Scientific classification
- Kingdom: Plantae
- Clade: Tracheophytes
- Clade: Angiosperms
- Clade: Eudicots
- Order: Ranunculales
- Family: Menispermaceae
- Genus: Abuta
- Species: A. grisebachii
- Binomial name: Abuta grisebachii Triana & Planch.
- Synonyms: Abuta cuspidata Miers; Abuta cuspidata var. ovalifolia Miers; Abuta rufescens Griseb.;

= Abuta grisebachii =

- Genus: Abuta
- Species: grisebachii
- Authority: Triana & Planch.
- Conservation status: LC
- Synonyms: Abuta cuspidata Miers, Abuta cuspidata var. ovalifolia Miers, Abuta rufescens Griseb.

Species of flowering plant

Abuta grisebachii is a species of climbing plant in the family Menispermaceae. It is a large climbing vine, found across South America.

A. grisebachii has a widespread distribution, and is of Least Concern. The species was described in 1862, by José Jerónimo Triana and Jules Émile Planchon.

==Distribution==
Abuta grisebachii is native to the wet tropical biome of South America. It is present in Brazil, Colombia, Peru, and Venezuela, and may be present in French Guiana.

==Description==
Abuta grisebachii is a large climbing vine, which often reaches the tops of trees.

The male flowers have three outer sepals, and three inner sepals.
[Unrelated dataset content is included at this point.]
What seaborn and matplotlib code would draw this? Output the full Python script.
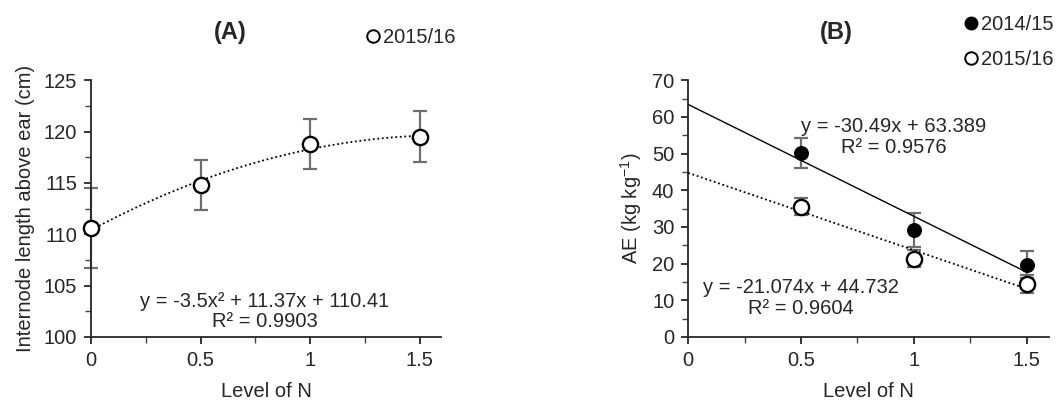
import numpy as np
import pandas as pd
import seaborn as sns
import matplotlib.pyplot as plt
from matplotlib.ticker import MultipleLocator
from matplotlib.lines import Line2D

# Panel A: internode length above ear, 2015/16
n_levels_a = [0, 0.5, 1.0, 1.5]
internode_1516 = [110.6, 114.8, 118.8, 119.5]
internode_err = [3.9, 2.4, 2.4, 2.5]
fit_a = [-3.5, 11.37, 110.41]  # quadratic trendline coefficients

# Panel B: agronomic efficiency
n_levels_b = [0.5, 1.0, 1.5]
ae_1415 = [50.1, 29.2, 19.7]
ae_1415_err = [4.1, 4.7, 3.7]
ae_1516 = [35.5, 21.3, 14.5]
ae_1516_err = [2.3, 2.3, 2.5]
fit_b_1415 = [-30.49, 63.389]
fit_b_1516 = [-21.074, 44.732]

FS = 14.5

sns.set_style("ticks")
plt.rcParams['font.family'] = ['Liberation Sans', 'DejaVu Sans']
plt.rcParams['font.size'] = FS
plt.rcParams['mathtext.fontset'] = 'custom'
plt.rcParams['mathtext.rm'] = 'Liberation Sans'

fig = plt.figure(figsize=(10.62, 4.05), dpi=100)
ax1 = fig.add_axes([0.0857, 0.168, 0.330, 0.634])
ax2 = fig.add_axes([0.648, 0.168, 0.340, 0.634])

err_kw = dict(fmt='none', ecolor='#6e6e6e', elinewidth=1.6, capsize=5, capthick=1.6, clip_on=False, zorder=2)

# ---- Panel A ----
xs = np.linspace(0, 1.5, 100)
curve_a = pd.DataFrame({'x': xs, 'y': np.polyval(fit_a, xs)})
sns.lineplot(data=curve_a, x='x', y='y', ax=ax1, color='black', lw=1.3, linestyle=(0, (1, 1.5)), zorder=3)
ax1.errorbar(n_levels_a, internode_1516, yerr=internode_err, **err_kw)
sns.scatterplot(x=n_levels_a, y=internode_1516, ax=ax1, s=120, facecolor='white',
                edgecolor='black', linewidth=1.7, zorder=4, clip_on=False)

ax1.set_xlim(0, 1.6)
ax1.set_ylim(100, 125)
ax1.set_xticks([0, 0.5, 1, 1.5])
ax1.set_xticklabels(['0', '0.5', '1', '1.5'])
ax1.xaxis.set_minor_locator(MultipleLocator(0.25))
ax1.yaxis.set_major_locator(MultipleLocator(5))
ax1.yaxis.set_minor_locator(MultipleLocator(2.5))
ax1.set_xlabel('Level of N', labelpad=9)
ax1.set_ylabel('Internode length above ear (cm)', labelpad=6)
ax1.text(0.397, 1.184, '(A)', transform=ax1.transAxes, ha='center', va='center',
         fontweight='bold', fontsize=17)
ax1.text(0.496, 0.10, 'y = -3.5x² + 11.37x + 110.41\nR² = 0.9903', transform=ax1.transAxes,
         ha='center', va='center', fontsize=FS, linespacing=1.08)
h_open = Line2D([], [], marker='o', ls='none', mfc='white', mec='black', mew=1.4, ms=9)
ax1.legend([h_open], ['2015/16'], loc='center left', bbox_to_anchor=(0.77, 1.165), frameon=False,
           handletextpad=-0.1, fontsize=FS, handlelength=1.2, borderpad=0, borderaxespad=0)

# ---- Panel B ----
lin1 = pd.DataFrame({'x': xs, 'y': np.polyval(fit_b_1415, xs)})
lin2 = pd.DataFrame({'x': xs, 'y': np.polyval(fit_b_1516, xs)})
sns.lineplot(data=lin1, x='x', y='y', ax=ax2, color='black', lw=1.0, zorder=3)
sns.lineplot(data=lin2, x='x', y='y', ax=ax2, color='black', lw=1.3, linestyle=(0, (1, 1.5)), zorder=3)
ax2.errorbar(n_levels_b, ae_1415, yerr=ae_1415_err, **err_kw)
ax2.errorbar(n_levels_b, ae_1516, yerr=ae_1516_err, **err_kw)
sns.scatterplot(x=n_levels_b, y=ae_1415, ax=ax2, s=95, color='black', edgecolor='black',
                linewidth=1, zorder=4)
sns.scatterplot(x=n_levels_b, y=ae_1516, ax=ax2, s=120, facecolor='white', edgecolor='black',
                linewidth=1.7, zorder=4)

ax2.set_xlim(0, 1.6)
ax2.set_ylim(0, 70)
ax2.set_xticks([0, 0.5, 1, 1.5])
ax2.set_xticklabels(['0', '0.5', '1', '1.5'])
ax2.xaxis.set_minor_locator(MultipleLocator(0.25))
ax2.yaxis.set_major_locator(MultipleLocator(10))
ax2.yaxis.set_minor_locator(MultipleLocator(5))
ax2.set_xlabel('Level of N', labelpad=9)
ax2.set_ylabel('AE (kg kg$^{-1}$)', labelpad=6)
ax2.text(0.41, 1.184, '(B)', transform=ax2.transAxes, ha='center', va='center',
         fontweight='bold', fontsize=17)
ax2.text(0.57, 0.779, 'y = -30.49x + 63.389\nR² = 0.9576', transform=ax2.transAxes,
         ha='center', va='center', fontsize=FS, linespacing=1.08)
ax2.text(0.312, 0.152, 'y = -21.074x + 44.732\nR² = 0.9604', transform=ax2.transAxes,
         ha='center', va='center', fontsize=FS, linespacing=1.08)
h_fill = Line2D([], [], marker='o', ls='none', mfc='black', mec='black', ms=9)
ax2.legend([h_fill, h_open], ['2014/15', '2015/16'], loc='center left', bbox_to_anchor=(0.75, 1.15),
           frameon=False, handletextpad=-0.1, fontsize=FS, handlelength=1.2, labelspacing=0.8,
           borderpad=0, borderaxespad=0)

for ax in (ax1, ax2):
    sns.despine(ax=ax)
    ax.spines['left'].set_linewidth(1.3)
    ax.spines['bottom'].set_linewidth(1.3)
    ax.tick_params(which='major', direction='out', length=5, width=1.3, labelsize=FS, pad=5)
    ax.tick_params(which='minor', direction='out', length=4, width=1.0, color='#444444')

fig.savefig('out.png', dpi=100)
The outer sepals are 1-1.2 mm long, 0.7 mm wide, and elliptical. The inner sepals are 1-1.5 mm long, around 1 mm wide, and elliptical. The male flowers have six stamens. It also has six sterile staminodes, which are hairless, and around 0.6 mm long.

The female flowers have three outer sepals, and three inner sepals. The outer sepals are ovate, around 0.8 mm long, and 0.8 mm wide. The inner sepals are around 1.5 mm long, and 1.5 mm wide. The flowers have three ovaries, which are around 0.6 mm. The ovaries have dense brownish hairs, which point upwards.

==Conservation==
In 2018, the IUCN classified Abuta grisebachii as of Least Concern. It has a large population, and faces no major threats. The species occurs across an area of 3290508 km2.

==Uses==
Abuta grisebachii is used in medicine.